— Begin Supplied material —

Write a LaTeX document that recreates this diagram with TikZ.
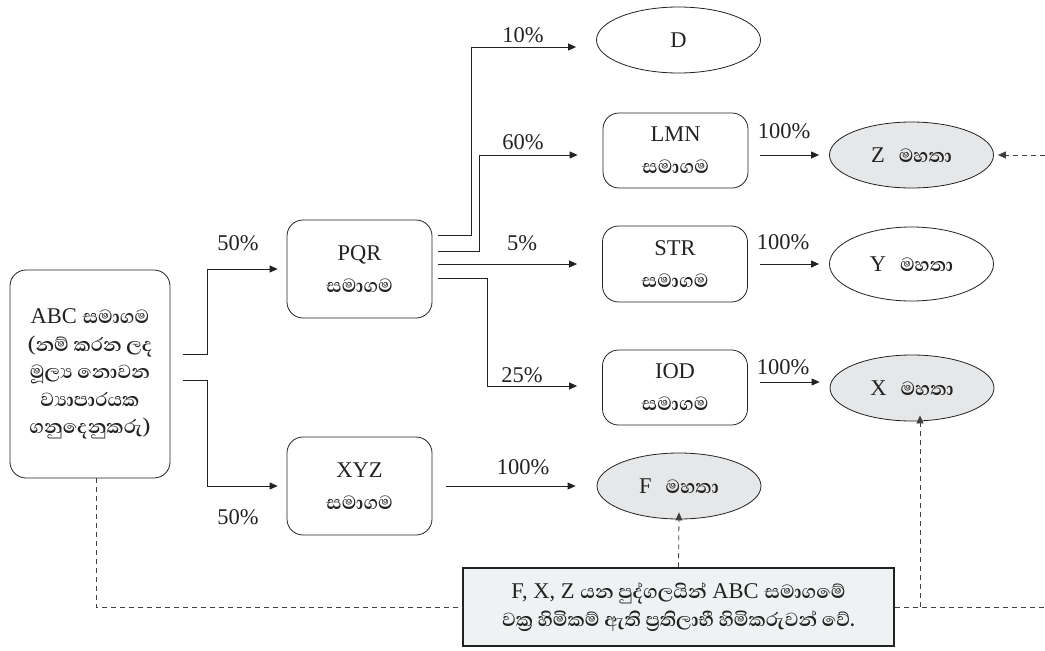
\documentclass[tikz,border=0pt]{standalone}
\usepackage{fontspec}
\setmainfont{Liberation Serif}
\newfontfamily\sinhfont[Script=Sinhala, Scale=1.08]{Abhaya Libre}
\newcommand\sinhtxt[1]{{\sinhfont\bfseries #1}}
\usetikzlibrary{shapes.geometric,arrows.meta}

\definecolor{ownerfill}{HTML}{E6E7E8}
\definecolor{notefill}{HTML}{EEF2F3}
\definecolor{inkgray}{HTML}{222222}

\tikzset{
  cbox/.style={draw=inkgray, line width=0.8pt, rounded corners=16pt,
    minimum width=145pt, minimum height=76pt, inner sep=0pt, align=center,
    text=inkgray, font=\fontsize{22.5}{32}\selectfont},
  owner/.style={draw=inkgray, line width=0.8pt, ellipse, minimum width=164pt,
    minimum height=66pt, inner sep=0pt, text=inkgray, font=\fontsize{22.5}{26}\selectfont},
  pct/.style={text=inkgray, inner sep=0pt, font=\fontsize{22.5}{26}\selectfont},
  arr/.style={draw=inkgray, line width=0.8pt, -{Triangle[length=8pt,width=7pt]}},
  dsh/.style={draw=black!75, line width=0.8pt, dash pattern=on 5pt off 4pt},
  dtip/.style={-{Triangle[length=8pt,width=7pt]}}
}

\begin{document}
\begin{tikzpicture}[x=1pt, y=-1pt]
\useasboundingbox (0,0) rectangle (1045,651);

% entities
\node[cbox, minimum width=160pt, minimum height=208pt, font=\fontsize{22.5}{27.5}\selectfont]
  (abc) at (90,374) {ABC \sinhtxt{සමාගම}\\\sinhtxt{(නම් කරන ලද}\\\sinhtxt{මූල්^^^^200dය නොවන}\\\sinhtxt{ව්^^^^200dයාපාරයක}\\\sinhtxt{ගනුදෙනුකරු)}};
\node[cbox, minimum height=98pt] (pqr) at (359.5,269) {PQR\\\sinhtxt{සමාගම}};
\node[cbox, minimum height=98pt] (xyz) at (359.5,486) {XYZ\\\sinhtxt{සමාගම}};
\node[cbox, minimum height=75pt] (lmn) at (675.5,150.5) {LMN\\\sinhtxt{සමාගම}};
\node[cbox] (str) at (675,264) {STR\\\sinhtxt{සමාගම}};
\node[cbox, minimum height=75pt] (iod) at (675,387.5) {IOD\\\sinhtxt{සමාගම}};

% ownership endpoints
\node[owner] (D) at (678.5,40) {D};
\node[owner, fill=ownerfill] (Z) at (911.5,155) {Z\hspace{14pt}\sinhtxt{මහතා}};
\node[owner, minimum height=74pt] (Y) at (911.5,264) {Y\hspace{14pt}\sinhtxt{මහතා}};
\node[owner, fill=ownerfill] (X) at (912,388) {X\hspace{14pt}\sinhtxt{මහතා}};
\node[owner, fill=ownerfill] (F) at (679,486) {F\hspace{14pt}\sinhtxt{මහතා}};

% explanatory note
\node[draw=inkgray, line width=1.1pt, fill=notefill, minimum width=431pt, minimum height=78pt,
  inner sep=0pt, align=center, text=inkgray, font=\fontsize{22.5}{28}\selectfont]
  (note) at (678.5,607) {F, X, Z \sinhtxt{යන පුද්ගලයින්} ABC \sinhtxt{සමාගමේ}\\\sinhtxt{වක්^^^^200dර හිමිකම් ඇති ප්^^^^200dරතිලාභී හිමිකරුවන් වේ.}};

% holdings
\draw[arr] ([shift={(13,-20)}]abc.east) -- ++(24,0) |- ([xshift=-9]pqr.west);
\draw[arr] ([shift={(13,6)}]abc.east) -- ++(24,0) |- ([xshift=-9]xyz.west);
\draw[arr] ([shift={(6,-34)}]pqr.east) -- ++(33,0) |- ([shift={(-20,7)}]D.west);
\draw[arr] ([shift={(6,-18)}]pqr.east) -- ++(41,0) |- ([shift={(-25,4.5)}]lmn.west);
\draw[arr] ([shift={(6,-5)}]pqr.east) -- ([xshift=-25]str.west);
\draw[arr] ([shift={(6,9)}]pqr.east) -- ++(49,0) |- ([shift={(-25,-1.5)}]iod.west);
\draw[arr] ([shift={(12,4.5)}]lmn.east) -- ([xshift=-10]Z.west);
\draw[arr] ([xshift=12]str.east) -- ([xshift=-10]Y.west);
\draw[arr] ([shift={(12,-5.5)}]iod.east) -- ([shift={(-10,-6)}]X.west);
\draw[arr] ([xshift=14]xyz.east) -- ([xshift=-21]F.west);

% percentages
\node[pct] (p50a) at (238,243) {50\%};
\node[pct] (p50b) at (238,517) {50\%};
\node[pct] (p10) at (523,35) {10\%};
\node[pct] (p60) at (523,142) {60\%};
\node[pct] (p5) at (522,243) {5\%};
\node[pct] (p25) at (522,375) {25\%};
\node[pct] (p100z) at (784,131) {100\%};
\node[pct] (p100y) at (783,242) {100\%};
\node[pct] (p100x) at (783,367) {100\%};
\node[pct] (p100f) at (523,467) {100\%};

% indirect ownership links
\coordinate (zin) at (1045,155);
\coordinate (redge) at (1045,607);
\path ([xshift=8]X.south) coordinate (xfoot);
\draw[dsh, dtip] (zin) -- ([xshift=4]Z.east);
\draw[dsh] ([xshift=6]abc.south) |- (note.west);
\draw[dsh] (note.east) -- (redge);
\draw[dsh, dtip] (xfoot |- note.east) -- ([yshift=6]xfoot);
\draw[dsh, dtip] (note.north) -- ([yshift=7]F.south);
\end{tikzpicture}
\end{document}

— End Supplied material —

• **Exercise brief**
Write out the whole listing exactly, and drop the pictures.

• **Correct output**
Write a LaTeX document that recreates this diagram with TikZ.
\documentclass[tikz,border=0pt]{standalone}
\usepackage{fontspec}
\setmainfont{Liberation Serif}
\newfontfamily\sinhfont[Script=Sinhala, Scale=1.08]{Abhaya Libre}
\newcommand\sinhtxt[1]{{\sinhfont\bfseries #1}}
\usetikzlibrary{shapes.geometric,arrows.meta}

\definecolor{ownerfill}{HTML}{E6E7E8}
\definecolor{notefill}{HTML}{EEF2F3}
\definecolor{inkgray}{HTML}{222222}

\tikzset{
  cbox/.style={draw=inkgray, line width=0.8pt, rounded corners=16pt,
    minimum width=145pt, minimum height=76pt, inner sep=0pt, align=center,
    text=inkgray, font=\fontsize{22.5}{32}\selectfont},
  owner/.style={draw=inkgray, line width=0.8pt, ellipse, minimum width=164pt,
    minimum height=66pt, inner sep=0pt, text=inkgray, font=\fontsize{22.5}{26}\selectfont},
  pct/.style={text=inkgray, inner sep=0pt, font=\fontsize{22.5}{26}\selectfont},
  arr/.style={draw=inkgray, line width=0.8pt, -{Triangle[length=8pt,width=7pt]}},
  dsh/.style={draw=black!75, line width=0.8pt, dash pattern=on 5pt off 4pt},
  dtip/.style={-{Triangle[length=8pt,width=7pt]}}
}

\begin{document}
\begin{tikzpicture}[x=1pt, y=-1pt]
\useasboundingbox (0,0) rectangle (1045,651);

% entities
\node[cbox, minimum width=160pt, minimum height=208pt, font=\fontsize{22.5}{27.5}\selectfont]
  (abc) at (90,374) {ABC \sinhtxt{සමාගම}\\\sinhtxt{(නම් කරන ලද}\\\sinhtxt{මූල්^^^^200dය නොවන}\\\sinhtxt{ව්^^^^200dයාපාරයක}\\\sinhtxt{ගනුදෙනුකරු)}};
\node[cbox, minimum height=98pt] (pqr) at (359.5,269) {PQR\\\sinhtxt{සමාගම}};
\node[cbox, minimum height=98pt] (xyz) at (359.5,486) {XYZ\\\sinhtxt{සමාගම}};
\node[cbox, minimum height=75pt] (lmn) at (675.5,150.5) {LMN\\\sinhtxt{සමාගම}};
\node[cbox] (str) at (675,264) {STR\\\sinhtxt{සමාගම}};
\node[cbox, minimum height=75pt] (iod) at (675,387.5) {IOD\\\sinhtxt{සමාගම}};

% ownership endpoints
\node[owner] (D) at (678.5,40) {D};
\node[owner, fill=ownerfill] (Z) at (911.5,155) {Z\hspace{14pt}\sinhtxt{මහතා}};
\node[owner, minimum height=74pt] (Y) at (911.5,264) {Y\hspace{14pt}\sinhtxt{මහතා}};
\node[owner, fill=ownerfill] (X) at (912,388) {X\hspace{14pt}\sinhtxt{මහතා}};
\node[owner, fill=ownerfill] (F) at (679,486) {F\hspace{14pt}\sinhtxt{මහතා}};

% explanatory note
\node[draw=inkgray, line width=1.1pt, fill=notefill, minimum width=431pt, minimum height=78pt,
  inner sep=0pt, align=center, text=inkgray, font=\fontsize{22.5}{28}\selectfont]
  (note) at (678.5,607) {F, X, Z \sinhtxt{යන පුද්ගලයින්} ABC \sinhtxt{සමාගමේ}\\\sinhtxt{වක්^^^^200dර හිමිකම් ඇති ප්^^^^200dරතිලාභී හිමිකරුවන් වේ.}};

% holdings
\draw[arr] ([shift={(13,-20)}]abc.east) -- ++(24,0) |- ([xshift=-9]pqr.west);
\draw[arr] ([shift={(13,6)}]abc.east) -- ++(24,0) |- ([xshift=-9]xyz.west);
\draw[arr] ([shift={(6,-34)}]pqr.east) -- ++(33,0) |- ([shift={(-20,7)}]D.west);
\draw[arr] ([shift={(6,-18)}]pqr.east) -- ++(41,0) |- ([shift={(-25,4.5)}]lmn.west);
\draw[arr] ([shift={(6,-5)}]pqr.east) -- ([xshift=-25]str.west);
\draw[arr] ([shift={(6,9)}]pqr.east) -- ++(49,0) |- ([shift={(-25,-1.5)}]iod.west);
\draw[arr] ([shift={(12,4.5)}]lmn.east) -- ([xshift=-10]Z.west);
\draw[arr] ([xshift=12]str.east) -- ([xshift=-10]Y.west);
\draw[arr] ([shift={(12,-5.5)}]iod.east) -- ([shift={(-10,-6)}]X.west);
\draw[arr] ([xshift=14]xyz.east) -- ([xshift=-21]F.west);

% percentages
\node[pct] (p50a) at (238,243) {50\%};
\node[pct] (p50b) at (238,517) {50\%};
\node[pct] (p10) at (523,35) {10\%};
\node[pct] (p60) at (523,142) {60\%};
\node[pct] (p5) at (522,243) {5\%};
\node[pct] (p25) at (522,375) {25\%};
\node[pct] (p100z) at (784,131) {100\%};
\node[pct] (p100y) at (783,242) {100\%};
\node[pct] (p100x) at (783,367) {100\%};
\node[pct] (p100f) at (523,467) {100\%};

% indirect ownership links
\coordinate (zin) at (1045,155);
\coordinate (redge) at (1045,607);
\path ([xshift=8]X.south) coordinate (xfoot);
\draw[dsh, dtip] (zin) -- ([xshift=4]Z.east);
\draw[dsh] ([xshift=6]abc.south) |- (note.west);
\draw[dsh] (note.east) -- (redge);
\draw[dsh, dtip] (xfoot |- note.east) -- ([yshift=6]xfoot);
\draw[dsh, dtip] (note.north) -- ([yshift=7]F.south);
\end{tikzpicture}
\end{document}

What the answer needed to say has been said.